The Spark properties that you want to configure to run EMR tasks in a DataWorks service. You can configure Spark properties by referring to Spark Configuration and Running Spark on Kubernetes.

Global Settings Take Precedence

Specifies whether the global configuration takes precedence over the separate configuration for a single task in a DataWorks service. If you select this check box, the globally configured Spark properties are used when tasks on nodes are run.

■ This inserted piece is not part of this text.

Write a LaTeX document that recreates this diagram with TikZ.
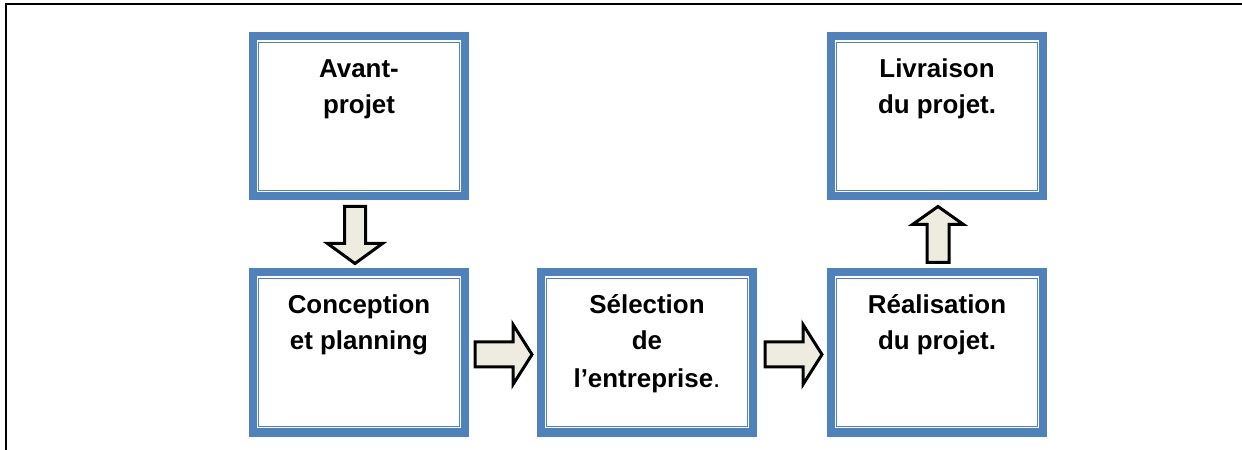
\documentclass[tikz,border=0pt]{standalone}
\usepackage{fontspec}
\setmainfont{Liberation Sans}
\usetikzlibrary{calc}
\definecolor{boxblue}{HTML}{4F81BD}
\definecolor{arrowfill}{HTML}{EEECE1}
\tikzset{
  stagebox/.style={rectangle, draw=boxblue, line width=8bp, minimum width=212bp, minimum height=160bp, inner sep=0pt, fill=white},
  innerline/.style={draw=boxblue, line width=1.6bp},
  innerline2/.style={draw=boxblue, line width=1.1bp},
  stagetext/.style={anchor=north, inner sep=0pt, align=center, font=\fontsize{26}{35.5}\selectfont\bfseries},
  blockarr/.style={draw=black, line width=3bp, fill=arrowfill, line join=miter},
  frameline/.style={draw=black, line width=2bp}
}
\newcommand{\firstln}{\rule{0pt}{22bp}}
\begin{document}
\begin{tikzpicture}[x=1bp,y=-1bp]
\useasboundingbox (0,0) rectangle (1242,450);
\draw[frameline] (6,451) -- (6,4.5) -- (1243,4.5);

\node[stagebox] (a) at (359,116.5) {};
\node[stagebox] (b) at (359,352.5) {};
\node[stagebox] (c) at (647,352.5) {};
\node[stagebox] (d) at (937,352.5) {};
\node[stagebox] (e) at (937,116.5) {};

\foreach \n in {a,b,c,d,e}{
  \draw[innerline] ($(\n.north west)+(7,7)$) rectangle ($(\n.south east)+(-7,-7)$);
  \draw[innerline2] ($(\n.north west)+(9.6,9.6)$) rectangle ($(\n.south east)+(-9.6,-9.6)$);
}

\node[stagetext] (ta) at ($(a.north)+(0,23)$) {\firstln Avant-\\projet};
\node[stagetext] (tb) at ($(b.north)+(0,23)$) {\firstln Conception\\et planning};
\node[stagetext] (tc) at ($(c.north)+(0,23)$) {\firstln Sélection\\de\\[3bp]l’entreprise{\mdseries .}};
\node[stagetext] (td) at ($(d.north)+(0,23)$) {\firstln Réalisation\\du projet.};
\node[stagetext] (te) at ($(e.north)+(0,23)$) {\firstln Livraison\\du projet.};

% down arrow a -> b
\coordinate (ab1) at ($(a.south)+(-4,6)$);
\coordinate (ab2) at ($(b.north)+(-4,-5)$);
\draw[blockarr] ($(ab1)+(-10.5,0)$) -- ($(ab1)+(10.5,0)$) -- ($(ab2)+(10.5,-20)$) -- ($(ab2)+(27.5,-20)$) -- (ab2) -- ($(ab2)+(-27.5,-20)$) -- ($(ab2)+(-10.5,-20)$) -- cycle;

% right arrow b -> c
\coordinate (bc1) at ($(b.east)+(6,2)$);
\coordinate (bc2) at ($(c.west)+(-5,2)$);
\draw[blockarr] ($(bc1)+(0,-12.5)$) -- ($(bc2)+(-19,-12.5)$) -- ($(bc2)+(-19,-30)$) -- (bc2) -- ($(bc2)+(-19,30)$) -- ($(bc2)+(-19,12.5)$) -- ($(bc1)+(0,12.5)$) -- cycle;

% right arrow c -> d
\coordinate (cd1) at ($(c.east)+(8,2)$);
\coordinate (cd2) at ($(d.west)+(-5,2)$);
\draw[blockarr] ($(cd1)+(0,-12.5)$) -- ($(cd2)+(-19,-12.5)$) -- ($(cd2)+(-19,-30)$) -- (cd2) -- ($(cd2)+(-19,30)$) -- ($(cd2)+(-19,12.5)$) -- ($(cd1)+(0,12.5)$) -- cycle;

% up arrow d -> e
\coordinate (de1) at ($(d.north)+(1,-6)$);
\coordinate (de2) at ($(e.south)+(1,6)$);
\draw[blockarr] ($(de1)+(-11,0)$) -- ($(de1)+(11,0)$) -- ($(de2)+(11,18)$) -- ($(de2)+(25.5,18)$) -- (de2) -- ($(de2)+(-25.5,18)$) -- ($(de2)+(-11,18)$) -- cycle;
\end{tikzpicture}
\end{document}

Global configuration: Go to the SettingCenter page. In the left-side navigation pane, click Open Source Clusters. On the Open Source Clusters page, find the desired EMR cluster and click the Spark-related Parameter tab.
Note
You can configure global Spark parameters only for DataStudio, Data Quality, DataAnalysis, and Operation Center.
Separate configurations for single tasks in DataWorks services:
- In DataStudio, you can perform the following steps to configure Spark parameters for an EMR Hive or EMR Spark node: Go to the configuration tab of an EMR Hive or EMR Spark node. In the right-side navigation pane, click Advanced Settings. On the Advanced Settings tab, configure Spark properties that you want to use to run a task on the EMR Hive or EMR Spark node.
- You cannot configure Spark properties that you want to use to run a single task in other DataWorks services.